The preprocessed image tensor.

numCaptions int

Number of captions to generate.

maxLength int

Maximum length per caption.

Returns

IEnumerable<string>

A collection of candidate captions.

Remarks

Uses nucleus (top-p) sampling to generate diverse captions. Useful for getting multiple perspectives on an image's content.

RankCaptions(Tensor<T>, IEnumerable<string>)

Ranks a set of candidate captions by how well they match an image.

IEnumerable<(string Caption, T Score)> RankCaptions(Tensor<T> image, IEnumerable<string> candidates)

Parameters

image Tensor<T>

The preprocessed image tensor.

candidates IEnumerable<string>

The candidate captions to rank.

Returns

IEnumerable<(string Caption, T Score)>

Captions ranked by match score, from best to worst.

Remarks

Uses the ITM head to score each candidate, then returns them in descending order. Useful for caption reranking in retrieval applications.

RetrieveImages(string, IEnumerable<Vector<T>>, int)

Retrieves the most relevant images for a text query from a collection.

IEnumerable<(int Index, T Score)> RetrieveImages(string query, IEnumerable<Vector<T>> imageEmbeddings, int topK = 10)

Parameters

query string

The text query describing desired images.

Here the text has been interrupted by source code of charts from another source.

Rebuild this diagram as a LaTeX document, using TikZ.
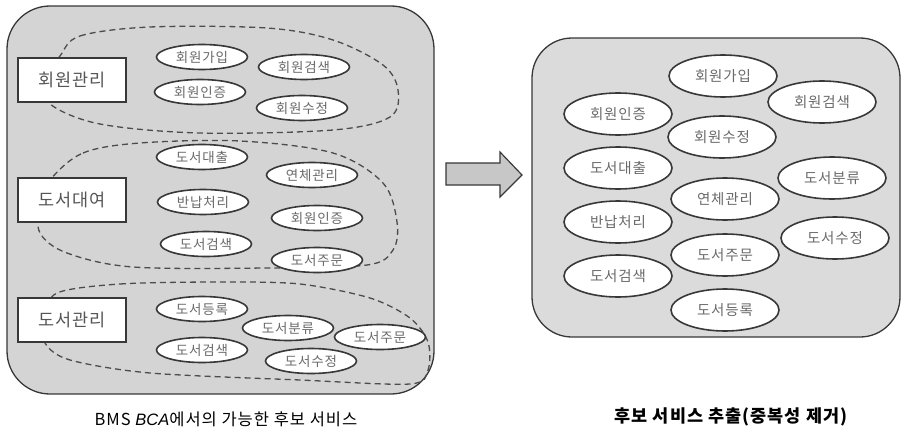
\documentclass[tikz,border=0pt]{standalone}
\usepackage{fontspec}
\setmainfont{Noto Sans CJK KR}[LetterSpace=6]
\newfontfamily\latin{Liberation Sans}
\usetikzlibrary{shapes.geometric}
\definecolor{boxfill}{gray}{0.83}
\definecolor{boxfillr}{gray}{0.86}
\definecolor{arrfill}{gray}{0.78}
\definecolor{ink}{gray}{0.22}
\tikzset{
  x=1pt, y=-1pt,
  outer/.style={draw=ink, line width=1.3pt, fill=boxfill},
  loop/.style={draw=ink!90, line width=1.3pt, dash pattern=on 6pt off 4pt},
  labelbox/.style={draw=ink, line width=1.4pt, fill=white, minimum width=108, minimum height=44, inner sep=0pt, font=\fontsize{17.5}{20}\selectfont, text=ink!85},
  svcL/.style={ellipse, draw=ink, line width=1.6pt, fill=white, minimum width=91, minimum height=25, inner sep=0pt, font=\fontsize{13.5}{15}\selectfont, text=ink!75},
  svcR/.style={ellipse, draw=ink, line width=1.6pt, fill=white, minimum width=108, minimum height=42, inner sep=0pt, font=\fontsize{14.5}{16}\selectfont, text=ink!75},
  caption/.style={font=\fontsize{16.5}{18}\selectfont, text=black}
}
\begin{document}
\begin{tikzpicture}
\useasboundingbox (0,0) rectangle (902,428);
% outer boxes
\draw[outer, rounded corners=43pt] (7,6) rectangle (434,394);
\draw[outer, fill=boxfillr, rounded corners=40pt] (532,38) rectangle (900,337);
% dashed groups
\draw[loop] plot[smooth cycle, tension=0.55] coordinates {(60,56) (80,36) (150,27) (267,28) (333,40) (383,65) (398,90) (390,117) (333,130) (200,133) (100,124) (50,104) (45,80)};
\draw[loop] plot[smooth cycle, tension=0.55] coordinates {(50,180) (83,153) (140,143) (240,141) (333,153) (383,183) (397,222) (393,250) (367,265) (267,268) (133,267) (67,253) (40,233) (40,205)};
\draw[loop] plot[smooth cycle, tension=0.5] coordinates {(57,293) (120,284) (220,282) (300,284) (370,298) (410,318) (428,342) (428,370) (410,384) (300,380) (150,373) (70,360) (45,343) (45,318)};
% group labels
\node[labelbox] (g1) at (72,80) {회원관리};
\node[labelbox] (g2) at (72,200) {도서대여};
\node[labelbox] (g3) at (72,320) {도서관리};
% left services
\node[svcL] (a1) at (202,57) {회원가입};
\node[svcL] (a2) at (304,67) {회원검색};
\node[svcL] (a3) at (200,92) {회원인증};
\node[svcL] (a4) at (302,108) {회원수정};
\node[svcL] (b1) at (202,157) {도서대출};
\node[svcL] (b2) at (312,175) {연체관리};
\node[svcL] (b3) at (203,202) {반납처리};
\node[svcL] (b4) at (317,218) {회원인증};
\node[svcL] (b5) at (206,244) {도서검색};
\node[svcL] (b6) at (317,260) {도서주문};
\node[svcL] (c1) at (202,309) {도서등록};
\node[svcL] (c2) at (288,328) {도서분류};
\node[svcL] (c3) at (380,337) {도서주문};
\node[svcL] (c4) at (202,350) {도서검색};
\node[svcL] (c5) at (311,361) {도서수정};
% arrow
\draw[draw=ink, line width=1.2pt, fill=arrfill, line join=miter] (446,163) -- (500,163) -- (500,152) -- (522,175) -- (500,197) -- (500,185) -- (446,185) -- cycle;
% right services
\node[svcR] (r1) at (723,76) {회원가입};
\node[svcR] (r2) at (822,102) {회원검색};
\node[svcR] (r3) at (618,114) {회원인증};
\node[svcR] (r4) at (722,137) {회원수정};
\node[svcR] (r5) at (618,168) {도서대출};
\node[svcR] (r6) at (832,178) {도서분류};
\node[svcR] (r7) at (725,199) {연체관리};
\node[svcR] (r8) at (618,222) {반납처리};
\node[svcR] (r9) at (835,238) {도서수정};
\node[svcR] (r10) at (725,255) {도서주문};
\node[svcR] (r11) at (618,276) {도서검색};
\node[svcR] (r12) at (725,310) {도서등록};
% captions
\node[caption] (cap1) at (226,419) {BMS {\latin\itshape BCA}에서의 가능한 후보 서비스};
\node[caption, font=\fontsize{17.5}{18}\selectfont\bfseries] (cap2) at (731,417) {후보 서비스 추출(중복성 제거)};
\end{tikzpicture}
\end{document}
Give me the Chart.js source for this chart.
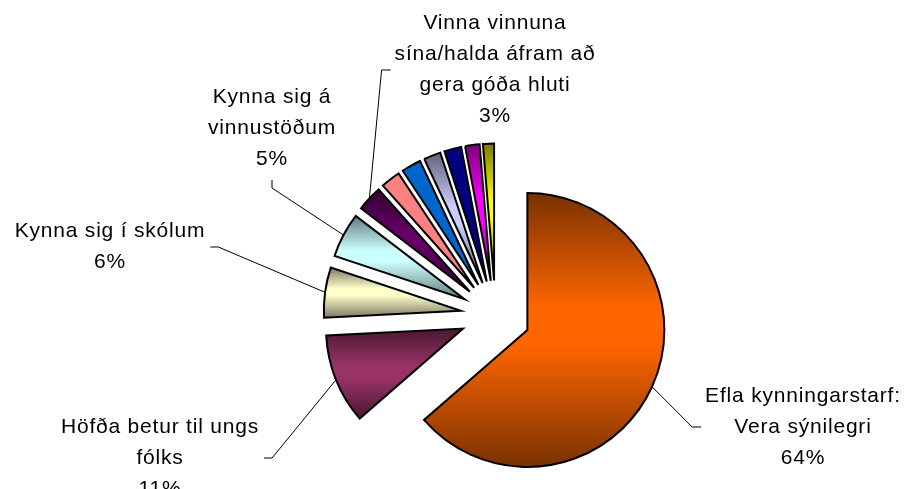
<!DOCTYPE html>
<html>
<head>
<meta charset="utf-8">
<script src="https://cdn.jsdelivr.net/npm/chart.js@4.4.0/dist/chart.umd.min.js"></script>
<style>
    html, body { margin: 0; padding: 0; background: #fff; }
    #wrap { width: 905px; height: 489px; position: relative; }
</style>
</head>
<body>
<div id="wrap"><canvas id="myChart"></canvas></div>
<script>
// slices, clockwise from 12 o'clock (the unlabelled ones have no text in the picture)
const categories = [
    ['Efla kynningarstarf:', 'Vera sýnilegri'],
    ['Höfða betur til ungs', 'fólks'],
    ['Kynna sig í skólum'],
    ['Kynna sig á', 'vinnustöðum'],
    ['Vinna vinnuna', 'sína/halda áfram að', 'gera góða hluti'],
    [], [], [], [], [], []
];
const shares = [63.6, 10.6, 5.9, 5.3, 3.0, 2.3, 2.3, 2.0, 2.0, 1.7, 1.3];
const sliceColors = ['#FF6600', '#993366', '#FFFFCC', '#CCFFFF', '#660066', '#FF8080',
                     '#0066CC', '#CCCCFF', '#000080', '#FF00FF', '#FFFF00'];
// a few slices are plain fills in the original, the rest have the dark-light-dark gradient
const sliceShaded = [true, true, true, true, true, false, false, true, false, true, true];

// where each label block sits and which side its leader line leaves from
const labelSpots = [
    { x: 803, y: 427, side: 'left' },
    { x: 160, y: 458, side: 'right' },
    { x: 110, y: 247, side: 'right' },
    { x: 272, y: 128, side: 'bottom' },
    { x: 495, y: 70, side: 'left' }
];

const RADIUS = 137;
const EXPLODE = 35;
const LINE_H = 31;
const total = shares.reduce((a, b) => a + b, 0);

// chart.js' own offset also widens and narrows the arc, so push every slice
// out by the same distance instead, the way Excel explodes a pie
const baseArcDraw = Chart.ArcElement.prototype.draw;
Chart.ArcElement.prototype.draw = function (ctx) {
    const mid = (this.startAngle + this.endAngle) / 2;
    ctx.save();
    ctx.translate(Math.cos(mid) * EXPLODE, Math.sin(mid) * EXPLODE);
    baseArcDraw.call(this, ctx);
    ctx.restore();
};

function sliceAngles(i) {
    let before = 0;
    for (let k = 0; k < i; k++) before += shares[k];
    const start = -Math.PI / 2 + before / total * 2 * Math.PI;
    return [start, start + shares[i] / total * 2 * Math.PI];
}

function shade(hex, f) {
    const n = parseInt(hex.slice(1), 16);
    const r = Math.round(((n >> 16) & 255) * f);
    const g = Math.round(((n >> 8) & 255) * f);
    const b = Math.round((n & 255) * f);
    return `rgb(${r},${g},${b})`;
}

function crosses(a0, a1, t) {
    return [t - 2 * Math.PI, t, t + 2 * Math.PI].some(v => v >= a0 && v <= a1);
}

// dark - colour - dark, top to bottom of each slice
function sliceFill(context) {
    const i = context.dataIndex;
    const chart = context.chart;
    const area = chart.chartArea;
    if (i === undefined || !area) return sliceColors[0];
    const base = sliceColors[i];
    if (!sliceShaded[i]) return base;
    const cy = (area.top + area.bottom) / 2;
    const [a0, a1] = sliceAngles(i);
    let top = Math.min(cy, cy + Math.sin(a0) * RADIUS, cy + Math.sin(a1) * RADIUS);
    let bottom = Math.max(cy, cy + Math.sin(a0) * RADIUS, cy + Math.sin(a1) * RADIUS);
    if (crosses(a0, a1, -Math.PI / 2)) top = cy - RADIUS;
    if (crosses(a0, a1, Math.PI / 2)) bottom = cy + RADIUS;
    const g = chart.ctx.createLinearGradient(0, top, 0, bottom);
    g.addColorStop(0, shade(base, 0.48));
    g.addColorStop(0.42, base);
    g.addColorStop(0.55, base);
    g.addColorStop(1, shade(base, 0.48));
    return g;
}

const sliceLabels = {
    id: 'sliceLabels',
    afterDatasetsDraw(chart) {
        const ctx = chart.ctx;
        const arcs = chart.getDatasetMeta(0).data;
        ctx.save();
        ctx.font = '21px "Liberation Sans", Arial, sans-serif';
        ctx.letterSpacing = '0.8px';
        ctx.textAlign = 'center';
        ctx.textBaseline = 'middle';
        ctx.fillStyle = '#000';
        ctx.strokeStyle = '#000';
        ctx.lineWidth = 1;
        arcs.forEach((arc, i) => {
            const spot = labelSpots[i];
            if (!spot) return;
            const lines = categories[i].concat(Math.round(shares[i] / total * 100) + '%');
            const half = Math.max(...lines.map(l => ctx.measureText(l).width)) / 2;
            const y0 = spot.y - (lines.length - 1) * LINE_H / 2;
            lines.forEach((l, k) => ctx.fillText(l, spot.x, y0 + k * LINE_H));

            const { x, y, startAngle, endAngle, outerRadius } =
                arc.getProps(['x', 'y', 'startAngle', 'endAngle', 'outerRadius'], true);
            const mid = (startAngle + endAngle) / 2;
            const ex = x + Math.cos(mid) * (EXPLODE + outerRadius);
            const ey = y + Math.sin(mid) * (EXPLODE + outerRadius);

            let sx, sy, tx, ty;
            if (spot.side === 'left') {
                sx = spot.x - half - 4; sy = spot.y; tx = sx - 9; ty = sy;
            } else if (spot.side === 'right') {
                sx = spot.x + half + 5; sy = spot.y; tx = sx + 8; ty = sy;
            } else {
                sx = spot.x; sy = y0 + (lines.length - 1) * LINE_H + 21; tx = sx; ty = sy + 8;
            }
            ctx.beginPath();
            ctx.moveTo(sx, sy);
            ctx.lineTo(tx, ty);
            ctx.lineTo(ex, ey);
            ctx.stroke();
        });
        ctx.restore();
    }
};

new Chart(document.getElementById('myChart'), {
    type: 'pie',
    data: {
        labels: categories,
        datasets: [{
            data: shares,
            backgroundColor: sliceFill,
            borderColor: '#000',
            borderWidth: 2,
            borderJoinStyle: 'miter'
        }]
    },
    options: {
        responsive: true,
        maintainAspectRatio: false,
        animation: false,
        events: [],
        radius: RADIUS,
        layout: { padding: { left: 100, right: 14, top: 150, bottom: 8 } },
        plugins: {
            legend: { display: false },
            tooltip: { enabled: false }
        }
    },
    plugins: [sliceLabels]
});
</script>
</body>
</html>
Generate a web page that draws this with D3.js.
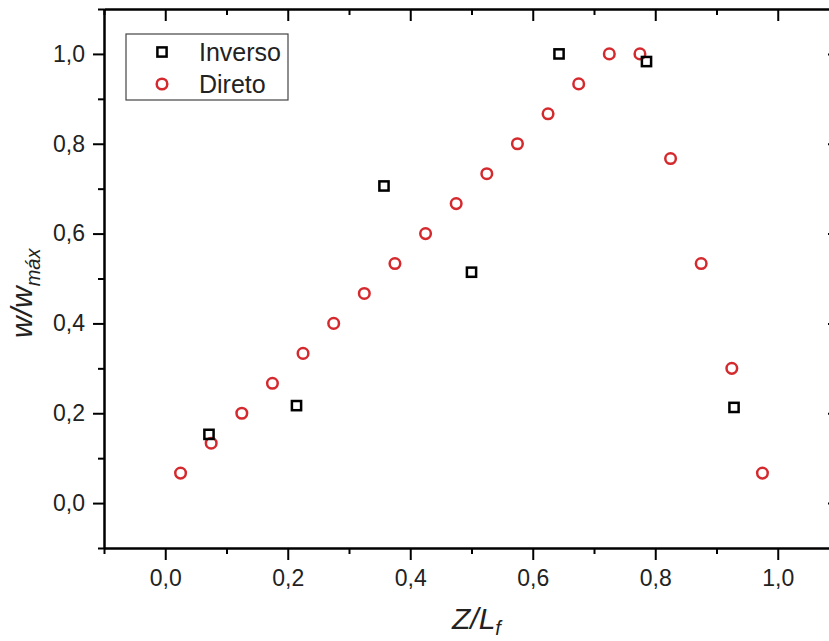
<!DOCTYPE html>
<html>
<head>
<meta charset="utf-8">
<script src="https://cdn.jsdelivr.net/npm/d3@7"></script>
<style>
html,body{margin:0;padding:0;background:#fff;overflow:hidden;}
svg{display:block;}
text{font-family:"Liberation Sans", Arial, sans-serif;}
</style>
</head>
<body>
<svg id="chart" width="829" height="641"></svg>
<script>
// ---- data ----
const inversoX = [0.0714, 0.2143, 0.3571, 0.5, 0.6429, 0.7857, 0.9286];
const inversoY = [0.153, 0.217, 0.706, 0.514, 1.0, 0.983, 0.213];
const diretoX = [0.025, 0.075, 0.125, 0.175, 0.225, 0.275, 0.325, 0.375, 0.425, 0.475,
                 0.525, 0.575, 0.625, 0.675, 0.725, 0.775, 0.825, 0.875, 0.925, 0.975];
const diretoY = [0.0667, 0.1333, 0.2, 0.2667, 0.3333, 0.4, 0.4667, 0.5333, 0.6, 0.6667,
                 0.7333, 0.8, 0.8667, 0.9333, 1.0, 1.0, 0.767, 0.5333, 0.3, 0.0667];
const majorTicks = [0, 0.2, 0.4, 0.6, 0.8, 1.0];
const minorTicks = [-0.1, 0.1, 0.3, 0.5, 0.7, 0.9, 1.1];
const seriesNames = ["Inverso", "Direto"];

const svg = d3.select("#chart");
const L = 104, R = 839, T = 9, B = 548;
const x = d3.scaleLinear().domain([-0.1, 1.1]).range([L, R]);
const y = d3.scaleLinear().domain([-0.1, 1.1]).range([B, T]);
const fmt = d => d3.format(".1f")(d).replace(".", ",");
const red = "#d42a2e";

function styleAxis(g){
  g.selectAll("path.domain").attr("stroke","#000").attr("stroke-width",2);
  g.selectAll(".tick line").attr("stroke","#000").attr("stroke-width",2);
  g.selectAll(".tick text").attr("font-size",23).attr("fill","#222")
    .attr("font-family","'Liberation Sans', Arial, sans-serif");
}

// bottom
svg.append("g").attr("transform",`translate(0,${B})`)
  .call(d3.axisBottom(x).tickValues(majorTicks).tickFormat(fmt).tickSizeInner(12).tickSizeOuter(0).tickPadding(10))
  .call(styleAxis);
svg.append("g").attr("transform",`translate(0,${B})`)
  .call(d3.axisBottom(x).tickValues(minorTicks).tickFormat("").tickSizeInner(6).tickSizeOuter(0))
  .call(styleAxis);
// top
svg.append("g").attr("transform",`translate(0,${T})`)
  .call(d3.axisTop(x).tickValues(majorTicks).tickFormat("").tickSizeInner(-12).tickSizeOuter(0))
  .call(styleAxis);
svg.append("g").attr("transform",`translate(0,${T})`)
  .call(d3.axisTop(x).tickValues(minorTicks).tickFormat("").tickSizeInner(-6).tickSizeOuter(0))
  .call(styleAxis);
// left
svg.append("g").attr("transform",`translate(${L},0)`)
  .call(d3.axisLeft(y).tickValues(majorTicks).tickFormat(fmt).tickSizeInner(11).tickSizeOuter(0).tickPadding(8))
  .call(styleAxis);
svg.append("g").attr("transform",`translate(${L},0)`)
  .call(d3.axisLeft(y).tickValues(minorTicks).tickFormat("").tickSizeInner(6).tickSizeOuter(0))
  .call(styleAxis);
// right
svg.append("g").attr("transform",`translate(${R},0)`)
  .call(d3.axisRight(y).tickValues(majorTicks).tickFormat("").tickSizeInner(-11).tickSizeOuter(0))
  .call(styleAxis);
svg.append("g").attr("transform",`translate(${R},0)`)
  .call(d3.axisRight(y).tickValues(minorTicks).tickFormat("").tickSizeInner(-6).tickSizeOuter(0))
  .call(styleAxis);

// data
const inverso = inversoX.map((v,i)=>({x:v,y:inversoY[i]}));
const direto = diretoX.map((v,i)=>({x:v,y:diretoY[i]}));

svg.append("g").selectAll("circle").data(direto).join("circle")
  .attr("cx",d=>x(d.x)).attr("cy",d=>y(d.y)).attr("r",5.3)
  .attr("fill","none").attr("stroke",red).attr("stroke-width",2.5);

svg.append("g").selectAll("rect").data(inverso).join("rect")
  .attr("x",d=>x(d.x)-4.6).attr("y",d=>y(d.y)-4.6).attr("width",9.2).attr("height",9.2)
  .attr("fill","none").attr("stroke","#000").attr("stroke-width",2.5);

// legend
const lg = svg.append("g");
lg.append("rect").attr("x",126).attr("y",34).attr("width",162).attr("height",66)
  .attr("fill","#fff").attr("stroke","#444").attr("stroke-width",1.2);
lg.append("rect").attr("x",162-4.6).attr("y",52-4.6).attr("width",9.2).attr("height",9.2)
  .attr("fill","none").attr("stroke","#000").attr("stroke-width",2.5);
lg.append("circle").attr("cx",162).attr("cy",84).attr("r",5.3)
  .attr("fill","none").attr("stroke",red).attr("stroke-width",2.5);
lg.append("text").attr("x",199).attr("y",61).attr("font-size",25).attr("fill","#222").text(seriesNames[0]);
lg.append("text").attr("x",199).attr("y",93).attr("font-size",25).attr("fill","#222").text(seriesNames[1]);

// axis titles
const xt = svg.append("text").attr("x",452).attr("y",629).attr("font-size",30)
  .attr("font-style","italic").attr("fill","#222");
xt.append("tspan").text("Z/L");
xt.append("tspan").attr("font-size",20).attr("dy",6).text("f");

const yt = svg.append("text").attr("transform","translate(32,338) rotate(-90)")
  .attr("x",0).attr("y",0).attr("font-size",30).attr("font-style","italic").attr("fill","#222");
yt.append("tspan").text("w/w");
yt.append("tspan").attr("font-size",20).attr("dy",8).text("máx");
</script>
</body>
</html>
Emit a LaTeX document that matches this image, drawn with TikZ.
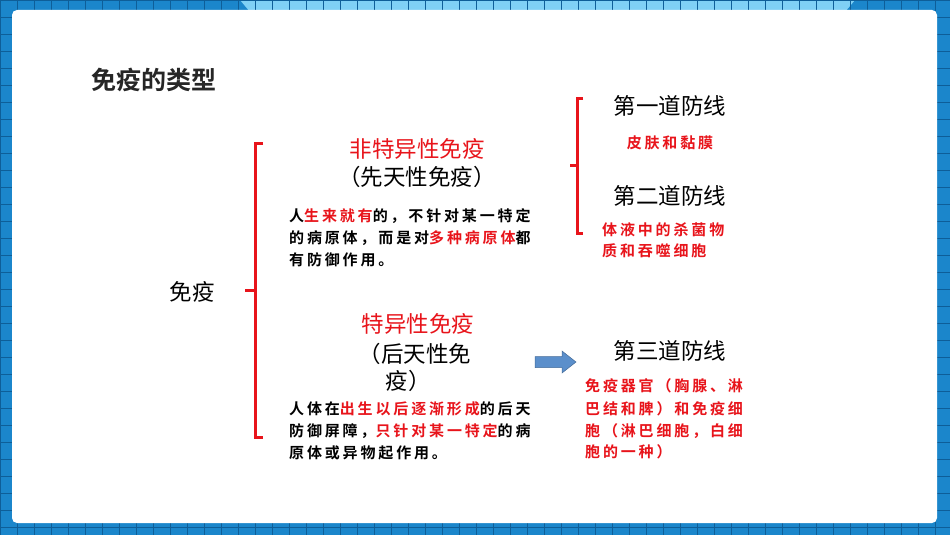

imageEmbeddings IEnumerable<Vector<T>>

Pre-computed image embeddings.

topK int

Number of results to return.

Returns

IEnumerable<(int Index, T Score)>

Indices of the top-K matching images with their scores.

Remarks

Performs efficient text-to-image retrieval using embedding similarity. For large collections, pre-compute and cache image embeddings.

RetrieveTexts(Tensor<T>, IEnumerable<Vector<T>>, int)

Retrieves the most relevant texts for an image from a collection.

IEnumerable<(int Index, T Score)> RetrieveTexts(Tensor<T> image, IEnumerable<Vector<T>> textEmbeddings, int topK = 10)

Parameters

image Tensor<T>

The preprocessed image tensor.

textEmbeddings IEnumerable<Vector<T>>

Pre-computed text embeddings.

topK int

Number of results to return.

Returns

IEnumerable<(int Index, T Score)>

Indices of the top-K matching texts with their scores.

Remarks

Performs efficient image-to-text retrieval using embedding similarity. Useful for finding relevant captions or descriptions for images.